The 10-9 vote came after a lengthy public hearing. Republicans control the legislature by a 10-9 majority, and all legislative seats are up for election this fall.

The map, sponsored by Republicans, would place Legis. Delia DeRiggi-Whitton, who now represents the 18th District in Glen Cove, in the 11th District in Roslyn, represented by Democrat Wayne Wink. DeRiggi-Whitton says she intends to run in the 11th, while Wink has said he is considering running for county comptroller. The 18th will have no incumbent.

Two Republican lawmakers, Michael Venditto of Massapequa and Joseph Belesi of Farmingdale, would be in the same district under the new map. Belesi has said he is considering retiring.

The approved lines were amended to restore Democratic Legis. David Denenberg, of Merrick, to his district after his home had been removed in a prior map. However, significant numbers of registered Republicans were added to his territory.

Legis. Denise Ford of Long Beach, a registered Democrat who caucuses with Republicans, had refused to vote for the redistricting plan until Denenberg was restored to his district. She said Tuesday that while the map wasn't perfect, "faced with the choices before me, I vote yes."

Denenberg said he is considering seeking re-election.

Jericho Gardens, a small community in New Cassel, was restored to the 2nd District in an amendment after Legis. Robert Troiano (D-Westbury) protested.

Troiano argued unsuccessfully Tuesday for some of more than 5,000 people who were moved out of Hempstead Village in his district and into the 14th, which includes Garden City, Carle Place, Old Westbury and Bethpage, to be moved back. "They have little in common with those other communities," he said.Jane Thomas, co-president of the League of Women Voters of Nassau County, said the new "map only makes cosmetic changes and still appears to be . . . a gerrymandered map . . . to benefit the majority party of this legislature."

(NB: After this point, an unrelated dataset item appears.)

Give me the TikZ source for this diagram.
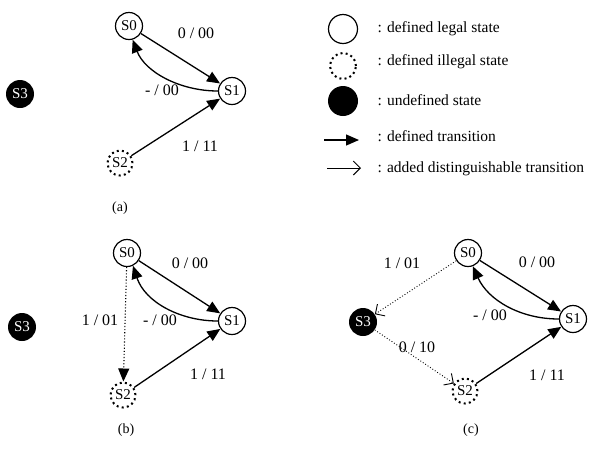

Attorney Frederick Brewington of Hempstead said his office plans to file suit against the redistricting plan on behalf of members of the community over possible constitutional and Voting Rights Act issues.

County Executive Edward Mangano, a Republican, must sign off on the new map. Spokesman Brian Nevin said Tuesday that Mangano "will review the plan once he receives it from the legislature."

Legislative districts are redrawn every 10 years following the decennial census.